Data segment —
● ● ● ● ●

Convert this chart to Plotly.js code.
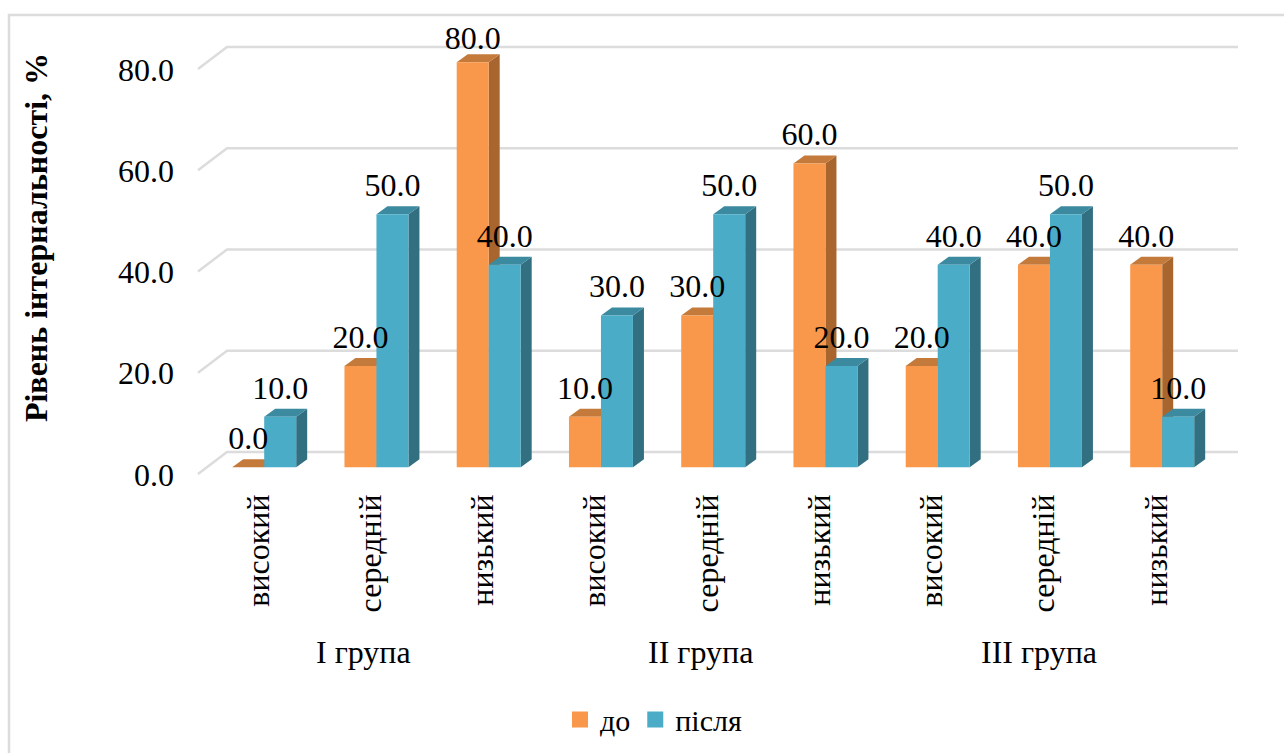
<!DOCTYPE html>
<html><head><meta charset="utf-8">
<script src="https://cdn.plot.ly/plotly-3.0.1.min.js"></script>
<style>html,body{margin:0;padding:0;background:#fff}</style></head>
<body><div id="chart" style="width:1284px;height:753px"></div>
<script>
const levels = ["високий","середній","низький","високий","середній","низький","високий","середній","низький"];
const before = [0,20,80,10,30,60,20,40,40];
const after = [10,50,40,30,50,20,40,50,10];
const yTicks = [0,20,40,60,80];
const groups = ["I група","II група","III група"];
const seriesNames = ["до","після"];

const W=1284,H=753,FONT='"Liberation Serif","Times New Roman",serif';
const pxX0=264.2,pxPerCat=112.25,pxY0=467.3,pxPerUnit=5.0625;
const L=190,R=1250,T=0,B=475;
const ix=p=>(p-pxX0)/pxPerCat, iy=p=>(pxY0-p)/pxPerUnit;
const dx=11/pxPerCat, dy=8/pxPerUnit, halfBar=0.1425;
const C={o:"#F9984A",oSide:"#A9652E",oTop:"#C47A3A",b:"#4AACC6",bSide:"#326F80",bTop:"#3B8AA0",grid:"#DCDCDC"};
const xs=levels.map((_,i)=>i);
const shapes=[];
const poly=(pts,fill)=>shapes.push({type:"path",layer:"below",xref:"x",yref:"y",
  path:"M"+pts.map(p=>p[0]+","+p[1]).join("L")+"Z",fillcolor:fill,line:{width:0}});
// frame: runs off the right and bottom of the picture
shapes.push({type:"rect",layer:"below",xref:"paper",yref:"paper",
  x0:(9-L)/(R-L),x1:(1300-L)/(R-L),y0:(B-770)/(B-T),y1:(B-15)/(B-T),line:{color:C.grid,width:2.5},fillcolor:"#fff"});
yTicks.forEach(v=>{
  const yFront=v+iy(474),yBack=v+iy(452);
  shapes.push({type:"path",layer:"below",xref:"x",yref:"y",
   path:`M${ix(198)},${yFront}L${ix(227)},${yBack}L${ix(1238)},${yBack}`,line:{color:C.grid,width:2.5},fillcolor:"rgba(0,0,0,0)"});
});
function depth(vals,x0,x1,side,top){
  vals.forEach((v,i)=>{
    const l=i+x0,r=i+x1;
    poly([[r,0],[r+dx,dy],[r+dx,v+dy],[r,v]],side);
    poly([[l,v],[l+dx,v+dy],[r+dx,v+dy],[r,v]],top);
  });
}
depth(before,-2*halfBar,0,C.oSide,C.oTop);
depth(after,0,2*halfBar,C.bSide,C.bTop);

const lift=2.0, labelCeil=81.0;
const labelY=v=>Math.min(v+lift,labelCeil);
const labelFont={family:FONT,size:32,color:"#000"};
const traces=[
 {type:"bar",x:xs,y:before,name:seriesNames[0],marker:{color:C.o},showlegend:false,hoverinfo:"y"},
 {type:"bar",x:xs,y:after,name:seriesNames[1],marker:{color:C.b},showlegend:false,hoverinfo:"y"},
 {type:"scatter",mode:"text",x:xs.map(i=>i-halfBar),y:before.map(labelY),text:before.map(v=>v.toFixed(1)),textposition:"top center",textfont:labelFont,showlegend:false,hoverinfo:"skip",cliponaxis:false},
 {type:"scatter",mode:"text",x:xs.map(i=>i+halfBar),y:after.map(labelY),text:after.map(v=>v.toFixed(1)),textposition:"top center",textfont:labelFont,showlegend:false,hoverinfo:"skip",cliponaxis:false},
 {type:"scatter",mode:"markers",x:[null],y:[null],name:seriesNames[0],marker:{color:C.o,symbol:"square",size:16}},
 {type:"scatter",mode:"markers",x:[null],y:[null],name:seriesNames[1],marker:{color:C.b,symbol:"square",size:16}}
];
const layout={width:W,height:H,paper_bgcolor:"#fff",plot_bgcolor:"rgba(0,0,0,0)",
 margin:{l:L,r:W-R,t:T,b:H-B,pad:0},barmode:"group",bargap:0.43,bargroupgap:0,
 font:{family:FONT,color:"#000"},shapes,
 xaxis:{range:[ix(L),ix(R)],tickmode:"array",tickvals:xs,ticktext:levels,tickangle:-90,showgrid:false,zeroline:false,showline:false,ticks:"",
   tickfont:{family:FONT,size:32,color:"#000"},ticklabelstandoff:12,ticklabelshift:-6},
 yaxis:{range:[iy(B),iy(T)],tickmode:"array",tickvals:yTicks,ticktext:yTicks.map(v=>v.toFixed(1)),showgrid:false,zeroline:false,showline:false,ticks:"",
   tickfont:{family:FONT,size:32,color:"#000"},ticklabelshift:7,ticklabelstandoff:15,automargin:true,
   title:{text:"Рівень інтернальності, %",font:{family:FONT,size:32,color:"#000",weight:"bold"},standoff:60}},
 legend:{orientation:"h",x:560/W,xanchor:"left",xref:"container",y:0.01,yanchor:"bottom",yref:"container",font:{family:FONT,size:30,color:"#000"},bgcolor:"rgba(0,0,0,0)"},
 annotations:groups.map((g,k)=>({xref:"x",yref:"paper",x:[ix(363.5),ix(700),ix(1038.5)][k],y:(B-652)/(B-T),text:g,showarrow:false,font:{family:FONT,size:32,color:"#000"},xanchor:"center",yanchor:"middle"}))
};
Plotly.newPlot("chart",traces,layout,{displayModeBar:false,responsive:false});
</script></body></html>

● ● ● ● ●

Problem details —
Skip every picture and transcribe the data above exactly.

Worked answer —
Convert this chart to Plotly.js code.
<!DOCTYPE html>
<html><head><meta charset="utf-8">
<script src="https://cdn.plot.ly/plotly-3.0.1.min.js"></script>
<style>html,body{margin:0;padding:0;background:#fff}</style></head>
<body><div id="chart" style="width:1284px;height:753px"></div>
<script>
const levels = ["високий","середній","низький","високий","середній","низький","високий","середній","низький"];
const before = [0,20,80,10,30,60,20,40,40];
const after = [10,50,40,30,50,20,40,50,10];
const yTicks = [0,20,40,60,80];
const groups = ["I група","II група","III група"];
const seriesNames = ["до","після"];

const W=1284,H=753,FONT='"Liberation Serif","Times New Roman",serif';
const pxX0=264.2,pxPerCat=112.25,pxY0=467.3,pxPerUnit=5.0625;
const L=190,R=1250,T=0,B=475;
const ix=p=>(p-pxX0)/pxPerCat, iy=p=>(pxY0-p)/pxPerUnit;
const dx=11/pxPerCat, dy=8/pxPerUnit, halfBar=0.1425;
const C={o:"#F9984A",oSide:"#A9652E",oTop:"#C47A3A",b:"#4AACC6",bSide:"#326F80",bTop:"#3B8AA0",grid:"#DCDCDC"};
const xs=levels.map((_,i)=>i);
const shapes=[];
const poly=(pts,fill)=>shapes.push({type:"path",layer:"below",xref:"x",yref:"y",
  path:"M"+pts.map(p=>p[0]+","+p[1]).join("L")+"Z",fillcolor:fill,line:{width:0}});
// frame: runs off the right and bottom of the picture
shapes.push({type:"rect",layer:"below",xref:"paper",yref:"paper",
  x0:(9-L)/(R-L),x1:(1300-L)/(R-L),y0:(B-770)/(B-T),y1:(B-15)/(B-T),line:{color:C.grid,width:2.5},fillcolor:"#fff"});
yTicks.forEach(v=>{
  const yFront=v+iy(474),yBack=v+iy(452);
  shapes.push({type:"path",layer:"below",xref:"x",yref:"y",
   path:`M${ix(198)},${yFront}L${ix(227)},${yBack}L${ix(1238)},${yBack}`,line:{color:C.grid,width:2.5},fillcolor:"rgba(0,0,0,0)"});
});
function depth(vals,x0,x1,side,top){
  vals.forEach((v,i)=>{
    const l=i+x0,r=i+x1;
    poly([[r,0],[r+dx,dy],[r+dx,v+dy],[r,v]],side);
    poly([[l,v],[l+dx,v+dy],[r+dx,v+dy],[r,v]],top);
  });
}
depth(before,-2*halfBar,0,C.oSide,C.oTop);
depth(after,0,2*halfBar,C.bSide,C.bTop);

const lift=2.0, labelCeil=81.0;
const labelY=v=>Math.min(v+lift,labelCeil);
const labelFont={family:FONT,size:32,color:"#000"};
const traces=[
 {type:"bar",x:xs,y:before,name:seriesNames[0],marker:{color:C.o},showlegend:false,hoverinfo:"y"},
 {type:"bar",x:xs,y:after,name:seriesNames[1],marker:{color:C.b},showlegend:false,hoverinfo:"y"},
 {type:"scatter",mode:"text",x:xs.map(i=>i-halfBar),y:before.map(labelY),text:before.map(v=>v.toFixed(1)),textposition:"top center",textfont:labelFont,showlegend:false,hoverinfo:"skip",cliponaxis:false},
 {type:"scatter",mode:"text",x:xs.map(i=>i+halfBar),y:after.map(labelY),text:after.map(v=>v.toFixed(1)),textposition:"top center",textfont:labelFont,showlegend:false,hoverinfo:"skip",cliponaxis:false},
 {type:"scatter",mode:"markers",x:[null],y:[null],name:seriesNames[0],marker:{color:C.o,symbol:"square",size:16}},
 {type:"scatter",mode:"markers",x:[null],y:[null],name:seriesNames[1],marker:{color:C.b,symbol:"square",size:16}}
];
const layout={width:W,height:H,paper_bgcolor:"#fff",plot_bgcolor:"rgba(0,0,0,0)",
 margin:{l:L,r:W-R,t:T,b:H-B,pad:0},barmode:"group",bargap:0.43,bargroupgap:0,
 font:{family:FONT,color:"#000"},shapes,
 xaxis:{range:[ix(L),ix(R)],tickmode:"array",tickvals:xs,ticktext:levels,tickangle:-90,showgrid:false,zeroline:false,showline:false,ticks:"",
   tickfont:{family:FONT,size:32,color:"#000"},ticklabelstandoff:12,ticklabelshift:-6},
 yaxis:{range:[iy(B),iy(T)],tickmode:"array",tickvals:yTicks,ticktext:yTicks.map(v=>v.toFixed(1)),showgrid:false,zeroline:false,showline:false,ticks:"",
   tickfont:{family:FONT,size:32,color:"#000"},ticklabelshift:7,ticklabelstandoff:15,automargin:true,
   title:{text:"Рівень інтернальності, %",font:{family:FONT,size:32,color:"#000",weight:"bold"},standoff:60}},
 legend:{orientation:"h",x:560/W,xanchor:"left",xref:"container",y:0.01,yanchor:"bottom",yref:"container",font:{family:FONT,size:30,color:"#000"},bgcolor:"rgba(0,0,0,0)"},
 annotations:groups.map((g,k)=>({xref:"x",yref:"paper",x:[ix(363.5),ix(700),ix(1038.5)][k],y:(B-652)/(B-T),text:g,showarrow:false,font:{family:FONT,size:32,color:"#000"},xanchor:"center",yanchor:"middle"}))
};
Plotly.newPlot("chart",traces,layout,{displayModeBar:false,responsive:false});
</script></body></html>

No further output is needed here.